## START

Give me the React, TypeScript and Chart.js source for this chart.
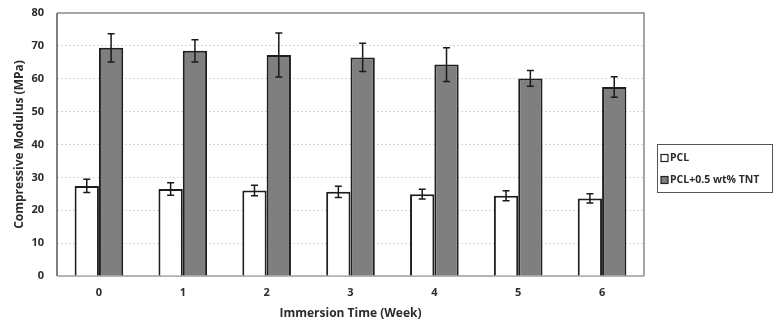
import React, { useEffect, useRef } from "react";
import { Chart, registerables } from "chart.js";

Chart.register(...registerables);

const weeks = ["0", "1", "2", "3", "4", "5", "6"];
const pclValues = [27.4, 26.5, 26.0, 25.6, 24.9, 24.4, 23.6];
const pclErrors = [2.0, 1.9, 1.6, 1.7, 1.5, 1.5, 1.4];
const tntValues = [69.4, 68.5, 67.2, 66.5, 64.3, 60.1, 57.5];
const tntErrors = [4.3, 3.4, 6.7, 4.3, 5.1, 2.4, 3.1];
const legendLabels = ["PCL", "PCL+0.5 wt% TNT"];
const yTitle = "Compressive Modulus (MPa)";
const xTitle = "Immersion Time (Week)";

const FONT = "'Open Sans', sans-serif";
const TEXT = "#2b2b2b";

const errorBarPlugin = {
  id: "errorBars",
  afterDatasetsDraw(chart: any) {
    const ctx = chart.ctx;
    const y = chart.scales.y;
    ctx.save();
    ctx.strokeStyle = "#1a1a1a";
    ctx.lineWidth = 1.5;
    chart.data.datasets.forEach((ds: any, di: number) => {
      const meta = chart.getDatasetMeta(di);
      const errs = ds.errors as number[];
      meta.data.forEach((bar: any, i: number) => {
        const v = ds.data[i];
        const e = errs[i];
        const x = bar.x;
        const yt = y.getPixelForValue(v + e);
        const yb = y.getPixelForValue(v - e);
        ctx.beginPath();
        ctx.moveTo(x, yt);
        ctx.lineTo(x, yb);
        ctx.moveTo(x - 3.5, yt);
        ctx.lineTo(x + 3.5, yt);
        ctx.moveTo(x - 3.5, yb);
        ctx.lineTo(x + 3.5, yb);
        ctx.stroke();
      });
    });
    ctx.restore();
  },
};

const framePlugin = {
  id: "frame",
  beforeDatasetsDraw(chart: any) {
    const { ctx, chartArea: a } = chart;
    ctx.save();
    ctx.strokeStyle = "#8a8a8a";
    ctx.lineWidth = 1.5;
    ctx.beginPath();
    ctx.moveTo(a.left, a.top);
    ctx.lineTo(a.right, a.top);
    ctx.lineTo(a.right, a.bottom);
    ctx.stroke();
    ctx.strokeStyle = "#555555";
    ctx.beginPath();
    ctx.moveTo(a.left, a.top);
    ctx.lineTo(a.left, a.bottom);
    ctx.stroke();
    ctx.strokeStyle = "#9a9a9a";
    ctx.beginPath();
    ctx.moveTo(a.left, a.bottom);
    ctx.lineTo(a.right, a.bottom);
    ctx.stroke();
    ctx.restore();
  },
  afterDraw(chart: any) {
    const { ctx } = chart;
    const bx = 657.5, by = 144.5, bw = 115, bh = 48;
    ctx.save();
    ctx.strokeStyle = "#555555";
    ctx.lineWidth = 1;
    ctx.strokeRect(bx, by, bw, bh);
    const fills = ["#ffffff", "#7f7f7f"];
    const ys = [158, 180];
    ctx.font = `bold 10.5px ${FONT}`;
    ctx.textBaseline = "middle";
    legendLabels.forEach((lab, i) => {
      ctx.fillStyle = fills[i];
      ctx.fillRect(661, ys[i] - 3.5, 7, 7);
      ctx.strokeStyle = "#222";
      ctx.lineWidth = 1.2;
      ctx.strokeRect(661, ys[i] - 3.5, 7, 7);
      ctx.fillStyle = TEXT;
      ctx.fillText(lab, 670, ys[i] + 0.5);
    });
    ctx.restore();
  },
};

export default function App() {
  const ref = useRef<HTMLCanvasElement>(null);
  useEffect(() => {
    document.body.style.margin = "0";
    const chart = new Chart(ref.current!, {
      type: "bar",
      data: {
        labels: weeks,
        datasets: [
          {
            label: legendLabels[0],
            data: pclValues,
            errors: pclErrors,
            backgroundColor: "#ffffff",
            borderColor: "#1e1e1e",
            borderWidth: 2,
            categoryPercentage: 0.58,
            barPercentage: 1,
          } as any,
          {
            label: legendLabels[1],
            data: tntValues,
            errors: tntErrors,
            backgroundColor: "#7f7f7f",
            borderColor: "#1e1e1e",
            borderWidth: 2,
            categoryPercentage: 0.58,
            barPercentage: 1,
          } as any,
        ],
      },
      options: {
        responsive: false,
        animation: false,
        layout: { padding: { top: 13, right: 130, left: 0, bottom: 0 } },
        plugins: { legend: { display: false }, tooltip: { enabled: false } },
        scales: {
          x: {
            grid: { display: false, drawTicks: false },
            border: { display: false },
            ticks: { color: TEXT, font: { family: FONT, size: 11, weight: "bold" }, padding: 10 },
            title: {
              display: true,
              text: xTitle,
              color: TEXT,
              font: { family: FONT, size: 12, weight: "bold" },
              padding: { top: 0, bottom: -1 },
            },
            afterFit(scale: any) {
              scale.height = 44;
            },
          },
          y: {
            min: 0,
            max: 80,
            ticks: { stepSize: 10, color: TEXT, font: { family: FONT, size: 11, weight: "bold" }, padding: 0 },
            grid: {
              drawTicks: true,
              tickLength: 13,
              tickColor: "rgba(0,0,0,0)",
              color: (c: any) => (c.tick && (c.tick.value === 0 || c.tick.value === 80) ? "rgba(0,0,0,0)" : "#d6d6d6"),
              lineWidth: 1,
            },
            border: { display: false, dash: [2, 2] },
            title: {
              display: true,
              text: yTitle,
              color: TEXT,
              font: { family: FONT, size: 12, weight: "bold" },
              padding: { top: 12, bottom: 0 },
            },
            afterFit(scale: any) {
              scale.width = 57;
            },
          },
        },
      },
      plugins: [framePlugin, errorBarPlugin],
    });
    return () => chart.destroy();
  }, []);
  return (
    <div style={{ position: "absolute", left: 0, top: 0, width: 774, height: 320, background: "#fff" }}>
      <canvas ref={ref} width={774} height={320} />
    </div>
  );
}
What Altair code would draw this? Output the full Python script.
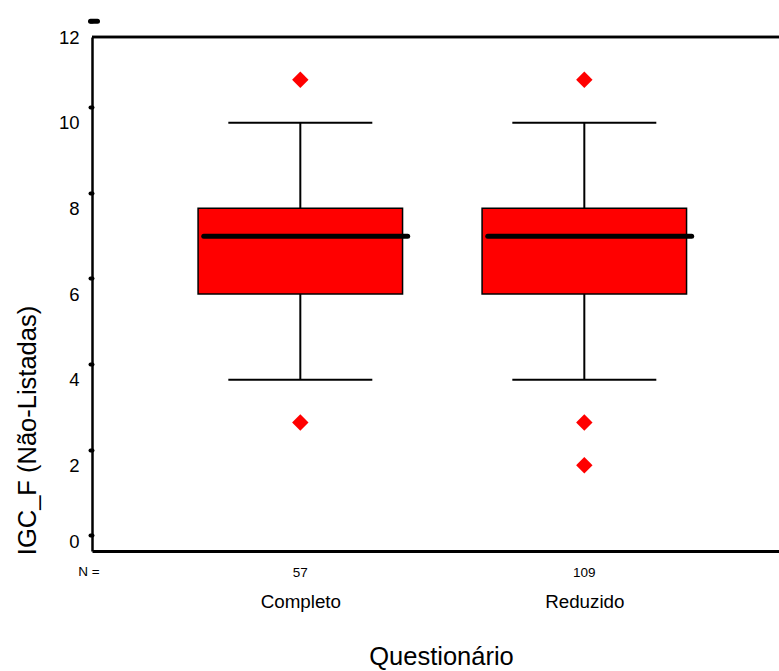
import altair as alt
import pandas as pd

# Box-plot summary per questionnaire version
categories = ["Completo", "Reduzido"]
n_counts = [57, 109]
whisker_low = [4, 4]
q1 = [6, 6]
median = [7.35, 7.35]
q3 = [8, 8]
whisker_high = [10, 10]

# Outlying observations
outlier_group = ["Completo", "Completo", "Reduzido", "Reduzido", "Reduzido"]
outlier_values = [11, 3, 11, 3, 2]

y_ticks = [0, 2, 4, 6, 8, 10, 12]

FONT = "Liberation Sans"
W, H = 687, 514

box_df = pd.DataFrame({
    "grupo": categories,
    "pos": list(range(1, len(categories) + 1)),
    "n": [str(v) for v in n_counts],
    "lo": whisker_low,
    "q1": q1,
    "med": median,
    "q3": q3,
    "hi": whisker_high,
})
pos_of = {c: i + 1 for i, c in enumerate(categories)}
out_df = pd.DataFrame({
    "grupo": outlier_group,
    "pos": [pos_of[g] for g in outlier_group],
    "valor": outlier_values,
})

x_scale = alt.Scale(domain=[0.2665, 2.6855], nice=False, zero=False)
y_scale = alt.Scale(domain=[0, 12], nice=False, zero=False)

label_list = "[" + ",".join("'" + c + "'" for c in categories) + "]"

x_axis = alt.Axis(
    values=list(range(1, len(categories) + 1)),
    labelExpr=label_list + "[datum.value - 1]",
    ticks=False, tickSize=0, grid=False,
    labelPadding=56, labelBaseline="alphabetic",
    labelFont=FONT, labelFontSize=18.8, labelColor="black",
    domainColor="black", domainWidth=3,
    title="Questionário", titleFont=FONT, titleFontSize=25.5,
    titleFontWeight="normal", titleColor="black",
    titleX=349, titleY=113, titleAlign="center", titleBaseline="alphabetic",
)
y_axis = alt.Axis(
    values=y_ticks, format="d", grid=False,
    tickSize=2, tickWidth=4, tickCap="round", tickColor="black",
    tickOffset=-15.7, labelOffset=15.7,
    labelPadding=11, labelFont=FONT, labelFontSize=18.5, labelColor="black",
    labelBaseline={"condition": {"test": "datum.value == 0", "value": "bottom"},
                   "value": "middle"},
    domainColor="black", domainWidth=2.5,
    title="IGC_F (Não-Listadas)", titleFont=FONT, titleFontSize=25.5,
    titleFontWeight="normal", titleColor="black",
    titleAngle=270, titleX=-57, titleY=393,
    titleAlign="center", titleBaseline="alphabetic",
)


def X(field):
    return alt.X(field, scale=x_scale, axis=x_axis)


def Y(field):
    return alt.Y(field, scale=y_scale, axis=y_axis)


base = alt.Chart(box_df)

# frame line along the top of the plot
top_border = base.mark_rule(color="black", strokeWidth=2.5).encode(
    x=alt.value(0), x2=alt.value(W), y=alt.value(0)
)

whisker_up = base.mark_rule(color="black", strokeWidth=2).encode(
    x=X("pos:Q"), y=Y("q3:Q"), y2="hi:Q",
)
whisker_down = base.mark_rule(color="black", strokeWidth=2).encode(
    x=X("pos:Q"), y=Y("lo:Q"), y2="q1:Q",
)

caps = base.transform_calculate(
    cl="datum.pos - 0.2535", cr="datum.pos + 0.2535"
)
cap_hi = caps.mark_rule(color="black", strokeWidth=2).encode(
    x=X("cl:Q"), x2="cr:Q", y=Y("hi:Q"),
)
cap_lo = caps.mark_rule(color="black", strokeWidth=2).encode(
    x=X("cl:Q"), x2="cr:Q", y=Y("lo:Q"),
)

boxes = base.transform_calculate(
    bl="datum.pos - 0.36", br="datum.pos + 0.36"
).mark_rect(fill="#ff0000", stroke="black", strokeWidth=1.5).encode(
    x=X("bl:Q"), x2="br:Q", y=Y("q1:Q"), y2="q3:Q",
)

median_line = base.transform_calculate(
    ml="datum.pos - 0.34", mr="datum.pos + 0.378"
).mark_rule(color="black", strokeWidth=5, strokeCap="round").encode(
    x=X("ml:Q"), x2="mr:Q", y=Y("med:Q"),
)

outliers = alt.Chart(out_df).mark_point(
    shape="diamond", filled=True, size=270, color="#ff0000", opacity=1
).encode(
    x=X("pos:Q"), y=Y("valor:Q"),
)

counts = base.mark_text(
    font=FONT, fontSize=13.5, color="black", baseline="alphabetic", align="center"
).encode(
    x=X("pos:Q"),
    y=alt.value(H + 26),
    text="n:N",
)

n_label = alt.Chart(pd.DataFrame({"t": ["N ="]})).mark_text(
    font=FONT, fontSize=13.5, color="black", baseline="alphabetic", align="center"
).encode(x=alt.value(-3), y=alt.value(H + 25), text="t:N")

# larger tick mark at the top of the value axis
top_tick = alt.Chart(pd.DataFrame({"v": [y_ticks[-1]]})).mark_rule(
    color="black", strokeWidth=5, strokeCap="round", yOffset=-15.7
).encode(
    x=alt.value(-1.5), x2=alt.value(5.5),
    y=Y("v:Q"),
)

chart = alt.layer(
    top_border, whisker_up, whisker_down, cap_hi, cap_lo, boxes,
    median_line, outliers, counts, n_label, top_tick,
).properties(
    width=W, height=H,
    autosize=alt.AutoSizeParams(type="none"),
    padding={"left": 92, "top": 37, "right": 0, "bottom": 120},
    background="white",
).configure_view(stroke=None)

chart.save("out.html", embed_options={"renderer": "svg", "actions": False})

## END

Starting at the first line of the entries, restate word for word everything through the line that holds "Chart.register(...registerables);", both ends included, but omit any pictures.

Give me the React, TypeScript and Chart.js source for this chart.
import React, { useEffect, useRef } from "react";
import { Chart, registerables } from "chart.js";

Chart.register(...registerables);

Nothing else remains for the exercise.